> _Entries_
-=-=-

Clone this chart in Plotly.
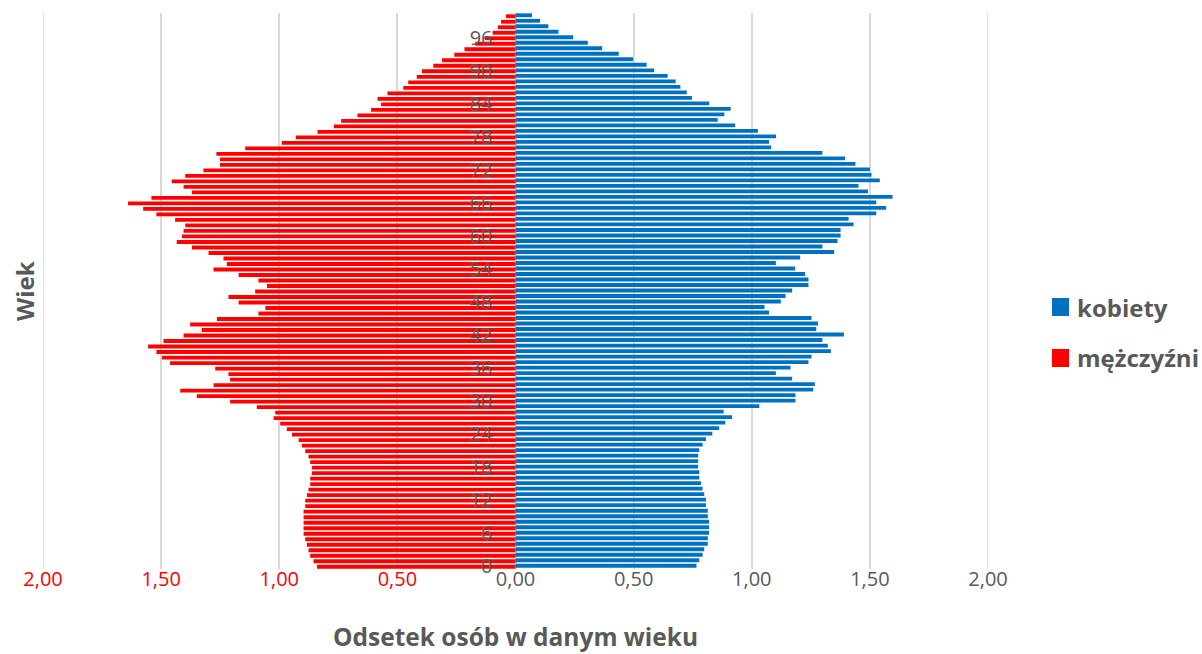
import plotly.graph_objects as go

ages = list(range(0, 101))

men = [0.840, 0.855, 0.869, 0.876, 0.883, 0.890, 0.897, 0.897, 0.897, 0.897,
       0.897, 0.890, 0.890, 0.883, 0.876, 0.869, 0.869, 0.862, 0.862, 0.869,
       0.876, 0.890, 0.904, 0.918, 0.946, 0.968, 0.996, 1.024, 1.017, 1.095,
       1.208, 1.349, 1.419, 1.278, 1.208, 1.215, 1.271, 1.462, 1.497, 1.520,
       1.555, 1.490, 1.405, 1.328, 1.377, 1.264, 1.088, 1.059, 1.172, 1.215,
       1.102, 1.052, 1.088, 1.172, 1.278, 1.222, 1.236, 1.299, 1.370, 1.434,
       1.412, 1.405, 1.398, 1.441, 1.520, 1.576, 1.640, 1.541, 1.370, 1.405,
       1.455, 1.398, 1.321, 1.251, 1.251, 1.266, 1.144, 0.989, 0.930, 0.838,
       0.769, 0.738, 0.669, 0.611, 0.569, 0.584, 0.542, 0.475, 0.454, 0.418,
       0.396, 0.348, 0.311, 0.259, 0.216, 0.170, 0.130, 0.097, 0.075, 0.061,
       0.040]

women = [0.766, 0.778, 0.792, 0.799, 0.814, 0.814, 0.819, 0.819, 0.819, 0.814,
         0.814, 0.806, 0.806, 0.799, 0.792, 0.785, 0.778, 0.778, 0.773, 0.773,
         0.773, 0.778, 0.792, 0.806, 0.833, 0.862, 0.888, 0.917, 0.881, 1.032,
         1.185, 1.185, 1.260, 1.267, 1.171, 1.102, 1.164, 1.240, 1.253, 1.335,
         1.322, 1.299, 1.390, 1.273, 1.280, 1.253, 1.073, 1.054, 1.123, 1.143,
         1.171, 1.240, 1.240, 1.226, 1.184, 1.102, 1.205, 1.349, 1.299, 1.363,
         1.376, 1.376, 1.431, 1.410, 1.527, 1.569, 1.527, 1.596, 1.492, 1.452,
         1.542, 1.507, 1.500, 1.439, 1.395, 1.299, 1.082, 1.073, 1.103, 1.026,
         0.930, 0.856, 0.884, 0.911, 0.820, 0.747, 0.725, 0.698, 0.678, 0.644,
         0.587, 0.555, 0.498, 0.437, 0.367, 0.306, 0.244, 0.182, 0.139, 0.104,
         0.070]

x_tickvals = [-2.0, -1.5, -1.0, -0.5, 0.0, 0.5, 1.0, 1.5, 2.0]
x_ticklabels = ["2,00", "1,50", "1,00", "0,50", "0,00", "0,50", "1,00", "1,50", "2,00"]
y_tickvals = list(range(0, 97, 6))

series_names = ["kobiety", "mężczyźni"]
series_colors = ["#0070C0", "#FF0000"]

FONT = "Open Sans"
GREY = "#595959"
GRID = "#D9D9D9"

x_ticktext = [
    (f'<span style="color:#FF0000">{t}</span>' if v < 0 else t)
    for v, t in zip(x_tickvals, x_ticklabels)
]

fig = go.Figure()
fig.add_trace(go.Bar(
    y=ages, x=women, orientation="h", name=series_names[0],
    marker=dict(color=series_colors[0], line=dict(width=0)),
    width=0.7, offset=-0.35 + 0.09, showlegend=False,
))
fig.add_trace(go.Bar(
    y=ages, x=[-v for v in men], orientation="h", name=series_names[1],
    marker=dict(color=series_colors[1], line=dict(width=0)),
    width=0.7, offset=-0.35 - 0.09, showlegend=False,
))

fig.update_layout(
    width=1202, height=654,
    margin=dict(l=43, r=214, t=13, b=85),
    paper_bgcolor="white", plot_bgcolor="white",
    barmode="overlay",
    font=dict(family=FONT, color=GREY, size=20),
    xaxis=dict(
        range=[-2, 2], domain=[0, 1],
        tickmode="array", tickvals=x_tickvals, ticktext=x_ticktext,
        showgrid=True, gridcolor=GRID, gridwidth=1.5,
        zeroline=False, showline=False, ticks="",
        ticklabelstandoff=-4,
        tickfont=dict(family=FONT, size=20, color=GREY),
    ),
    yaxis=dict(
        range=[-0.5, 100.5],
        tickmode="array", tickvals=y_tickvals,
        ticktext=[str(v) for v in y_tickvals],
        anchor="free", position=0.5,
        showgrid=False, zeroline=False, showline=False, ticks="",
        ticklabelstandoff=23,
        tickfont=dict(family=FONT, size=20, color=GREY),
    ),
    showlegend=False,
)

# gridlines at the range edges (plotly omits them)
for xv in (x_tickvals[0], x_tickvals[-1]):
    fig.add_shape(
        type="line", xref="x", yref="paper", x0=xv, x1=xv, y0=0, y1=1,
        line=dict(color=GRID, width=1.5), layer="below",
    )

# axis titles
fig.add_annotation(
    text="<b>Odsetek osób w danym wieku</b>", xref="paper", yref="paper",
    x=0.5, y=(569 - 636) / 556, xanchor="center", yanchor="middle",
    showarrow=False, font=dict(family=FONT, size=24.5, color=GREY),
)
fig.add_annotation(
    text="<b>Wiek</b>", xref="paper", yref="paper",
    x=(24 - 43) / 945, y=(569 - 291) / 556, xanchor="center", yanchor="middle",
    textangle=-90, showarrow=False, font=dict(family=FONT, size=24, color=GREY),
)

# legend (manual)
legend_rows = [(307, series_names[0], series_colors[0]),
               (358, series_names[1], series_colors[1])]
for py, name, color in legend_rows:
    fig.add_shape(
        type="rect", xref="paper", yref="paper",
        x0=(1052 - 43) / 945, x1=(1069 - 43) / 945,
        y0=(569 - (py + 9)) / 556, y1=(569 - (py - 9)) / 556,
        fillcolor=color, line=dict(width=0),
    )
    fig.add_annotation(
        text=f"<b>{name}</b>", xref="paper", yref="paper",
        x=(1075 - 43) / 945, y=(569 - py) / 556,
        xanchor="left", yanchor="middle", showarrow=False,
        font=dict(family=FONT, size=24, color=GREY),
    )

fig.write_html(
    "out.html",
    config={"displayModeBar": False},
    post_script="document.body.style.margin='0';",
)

-=-=-

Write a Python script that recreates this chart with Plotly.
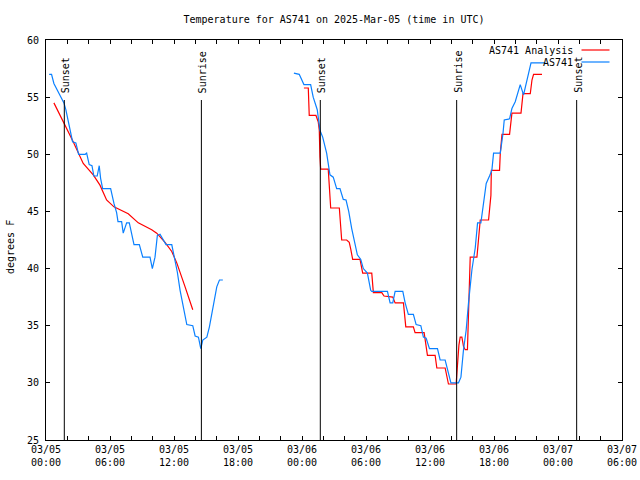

-=-=-

Copy exactly, and copy only, the lines from the one with "Clone this chart in Plotly." to the one with "ages = list(range(0, 101))", ends included. Pictures are not part of the copy.

> _Task output_
Clone this chart in Plotly.
import plotly.graph_objects as go

ages = list(range(0, 101))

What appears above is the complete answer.